--- Begin ---

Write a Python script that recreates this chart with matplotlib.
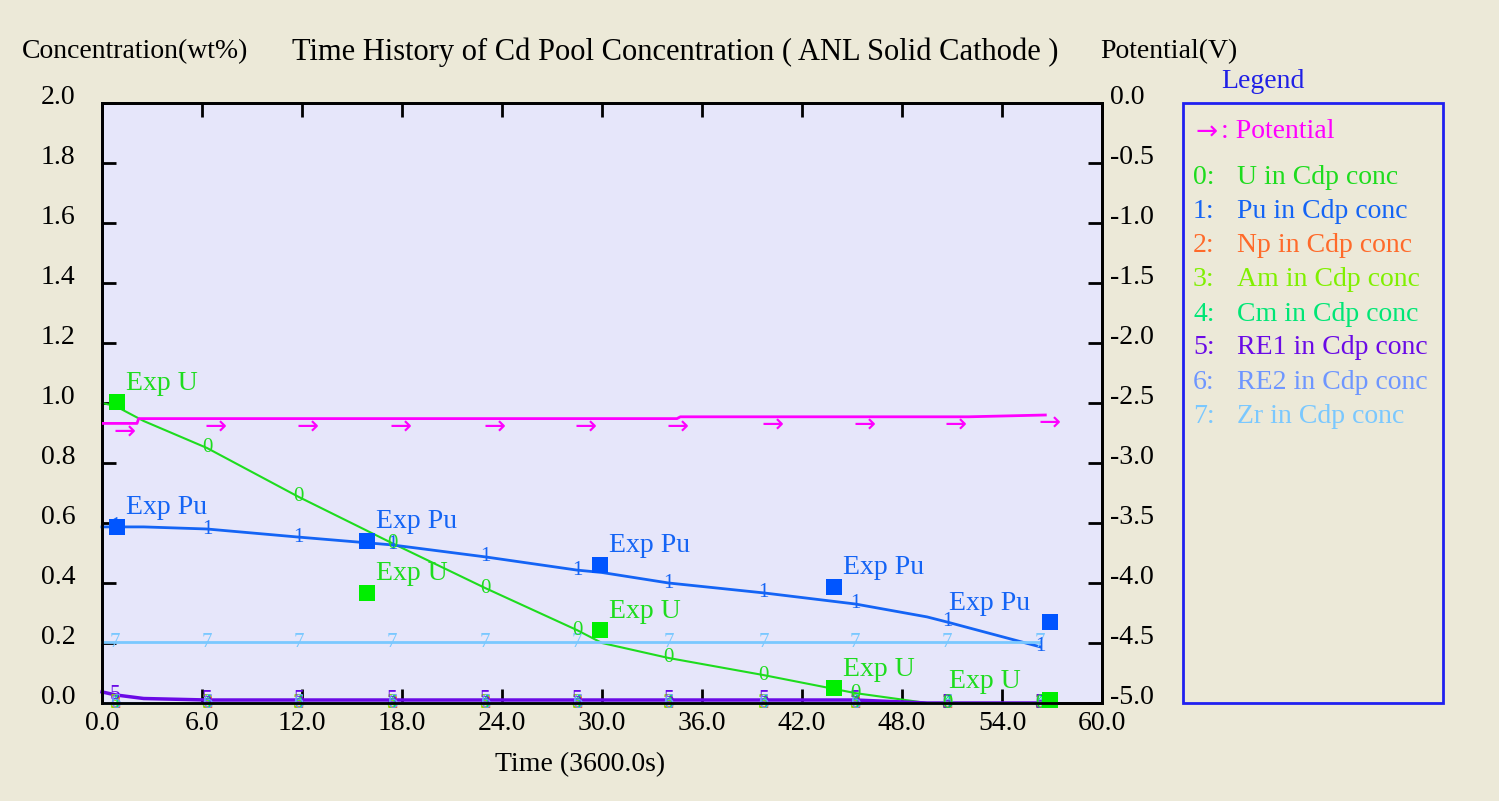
import matplotlib
matplotlib.use("Agg")
import matplotlib.pyplot as plt
import numpy as np
from matplotlib.transforms import ScaledTranslation
from matplotlib.patches import Rectangle

# ---------------- data ----------------
T = [0.0, 0.8, 2.5, 6.3, 11.8, 17.4, 23.0, 28.5, 30.0, 34.0, 39.7, 45.2, 49.5, 50.7, 56.3]
MARK_IDX = [1, 3, 4, 5, 6, 7, 9, 10, 11, 13, 14]

U_conc   = [1.00, 0.99, 0.94, 0.85, 0.687, 0.533, 0.383, 0.243, 0.200, 0.150, 0.093, 0.033, 0.0, 0.0, 0.0]
Pu_conc  = [0.587, 0.587, 0.587, 0.580, 0.553, 0.527, 0.487, 0.443, 0.435, 0.400, 0.367, 0.330, 0.287, 0.270, 0.187]
Np_conc  = [0.0] * 15
Am_conc  = [0.0] * 15
Cm_conc  = [0.0] * 15
RE1_conc = [0.037, 0.027, 0.015, 0.010, 0.010, 0.010, 0.010, 0.010, 0.010, 0.010, 0.010, 0.010, 0.0, 0.0, 0.0]
RE2_conc = [0.0] * 15
Zr_conc  = [0.203] * 15

pot_t = [0.0, 2.1, 2.2, 34.5, 34.7, 52.0, 56.6]
pot_v = [-2.67, -2.67, -2.63, -2.63, -2.615, -2.615, -2.60]
pot_mark_t = [0.8, 6.3, 11.8, 17.4, 23.0, 28.5, 34.0, 39.7, 45.2, 50.7, 56.3]
pot_mark_v = [-2.67, -2.63, -2.63, -2.63, -2.63, -2.63, -2.63, -2.615, -2.615, -2.615, -2.60]

exp_t  = [0.9, 15.9, 29.9, 43.9, 56.9]
exp_U  = [1.003, 0.367, 0.243, 0.05, 0.01]
exp_Pu = [0.587, 0.540, 0.460, 0.387, 0.270]

x_ticks = [0, 6, 12, 18, 24, 30, 36, 42, 48, 54, 60]
y_ticks = [0.0, 0.2, 0.4, 0.6, 0.8, 1.0, 1.2, 1.4, 1.6, 1.8, 2.0]
y2_ticks = [-5.0, -4.5, -4.0, -3.5, -3.0, -2.5, -2.0, -1.5, -1.0, -0.5, 0.0]

labels = ["U in Cdp conc", "Pu in Cdp conc", "Np in Cdp conc", "Am in Cdp conc",
          "Cm in Cdp conc", "RE1 in Cdp conc", "RE2 in Cdp conc", "Zr in Cdp conc"]

# ---------------- style ----------------
FONT = ['Liberation Serif', 'DejaVu Serif']
ARROW_FONT = ['DejaVu Sans']
plt.rcParams['font.family'] = FONT
FS = 20
BG = '#ECE9D8'
PLOT_BG = '#E6E6FA'
C_POT = '#FF00FF'
COLORS = ['#1EDC1E', '#1464F5', '#FF6A2A', '#80F000', '#00E676', '#6A0AE6', '#6E96FF', '#7AC8FF']
SQ_U = '#00EE00'
SQ_PU = '#0055FF'

W, H = 1499, 801
fig = plt.figure(figsize=(W / 100, H / 100), dpi=100, facecolor=BG)

def fx(x):
    return x / W

def fy(y):
    return 1 - y / H

ax = fig.add_axes([fx(102), fy(703), 1000 / W, 600 / H])
ax.set_facecolor(PLOT_BG)
ax.set_xlim(0, 60)
ax.set_ylim(0, 2.0)
ax2 = ax.twinx()
ax2.set_ylim(-5.0, 0.0)

for a in (ax, ax2):
    for s in a.spines.values():
        s.set_color('black')
        s.set_linewidth(2)
        s.set_zorder(1)

ax.set_xticks(x_ticks)
ax.set_xticklabels([f"{v:.1f}" for v in x_ticks])
ax.set_yticks(y_ticks)
ax.set_yticklabels([f"{v:.1f}" for v in y_ticks])
ax2.set_yticks(y2_ticks)
ax2.set_yticklabels([f"{v:.1f}" for v in y2_ticks])

ax.tick_params(axis='x', direction='in', top=True, bottom=True, length=10, width=2,
               labelsize=FS, pad=6)
ax.tick_params(axis='y', direction='in', left=True, right=False, length=10, width=2,
               labelsize=FS, pad=19)
ax2.tick_params(axis='y', direction='in', right=True, length=10, width=2,
                labelsize=FS, pad=6)

shift = ScaledTranslation(0, 9 / 100, fig.dpi_scale_trans)
for lab in ax.get_yticklabels():
    lab.set_transform(lab.get_transform() + shift)
for lab in ax2.get_yticklabels():
    lab.set_transform(lab.get_transform() + shift)

# ---------------- series ----------------
series = [U_conc, Pu_conc, Np_conc, Am_conc, Cm_conc, RE1_conc, RE2_conc, Zr_conc]
lws = [1.5, 2.0, 2.0, 2.0, 2.0, 2.5, 2.0, 2.0]
order = [2, 3, 4, 5, 6, 7, 1, 0]
for k in order:
    vals = series[k]
    ax.plot(T, vals, color=COLORS[k], lw=lws[k], zorder=3 + k * 0.1, clip_on=False)
    for i in MARK_IDX:
        ax.text(T[i], vals[i], str(k), color=COLORS[k], fontsize=15, ha='center', va='center',
                zorder=4, clip_on=False)

# potential
ax2.plot(pot_t, pot_v, color=C_POT, lw=2, zorder=3)
for t, v in zip(pot_mark_t, pot_mark_v):
    ax2.annotate("\u2192", (t, v), xytext=(9, -9), textcoords='offset pixels',
                 color=C_POT, fontsize=19, family=ARROW_FONT, ha='center', va='center',
                 zorder=4)

# experimental points
ax.scatter(exp_t, exp_U, marker='s', s=130, color=SQ_U, zorder=6, clip_on=False, linewidths=0)
ax.scatter(exp_t, exp_Pu, marker='s', s=130, color=SQ_PU, zorder=6, clip_on=False, linewidths=0)
for i, t in enumerate(exp_t):
    off = (9, 19) if i < len(exp_t) - 1 else (-101, 18)
    ax.annotate("Exp U", (t, exp_U[i]), xytext=off, textcoords='offset pixels',
                color=COLORS[0], fontsize=FS, ha='left', va='center', zorder=7,
                annotation_clip=False)
    ax.annotate("Exp Pu", (t, exp_Pu[i]), xytext=off, textcoords='offset pixels',
                color=COLORS[1], fontsize=FS, ha='left', va='center', zorder=7,
                annotation_clip=False)

# ---------------- texts ----------------
fig.text(fx(22), fy(52), "Concentration(wt%)", fontsize=FS, ha='left', va='center')
fig.text(fx(292), fy(52), "Time History of Cd Pool Concentration ( ANL Solid Cathode )",
         fontsize=22, ha='left', va='center')
fig.text(fx(1100), fy(52), "Potential(V)", fontsize=FS, ha='left', va='center')
fig.text(fx(580), fy(765), "Time (3600.0s)", fontsize=FS, ha='center', va='center')

# legend box
fig.patches.append(Rectangle((fx(1183), fy(703)), 260 / W, 600 / H, transform=fig.transFigure,
                             fill=False, edgecolor='#2020F0', linewidth=2))
fig.text(fx(1263), fy(82), "Legend", color='#2020E6', fontsize=FS, ha='center', va='center')
fig.text(fx(1207), fy(133), "\u2192", color=C_POT, fontsize=19, family=ARROW_FONT,
         ha='center', va='center')
fig.text(fx(1221), fy(131), ": Potential", color=C_POT, fontsize=FS, ha='left', va='center')
for k, lab in enumerate(labels):
    y = 178 + 34 * k
    fig.text(fx(1193), fy(y), f"{k}:", color=COLORS[k], fontsize=FS, ha='left', va='center')
    fig.text(fx(1237), fy(y), lab, color=COLORS[k], fontsize=FS, ha='left', va='center')

fig.savefig("out.png", dpi=100, facecolor=BG)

--- End ---

Copy each line of the preceding data that contains the string "matplotlib".

- [Answer to this problem]
Write a Python script that recreates this chart with matplotlib.
import matplotlib
matplotlib.use("Agg")
import matplotlib.pyplot as plt
from matplotlib.transforms import ScaledTranslation
from matplotlib.patches import Rectangle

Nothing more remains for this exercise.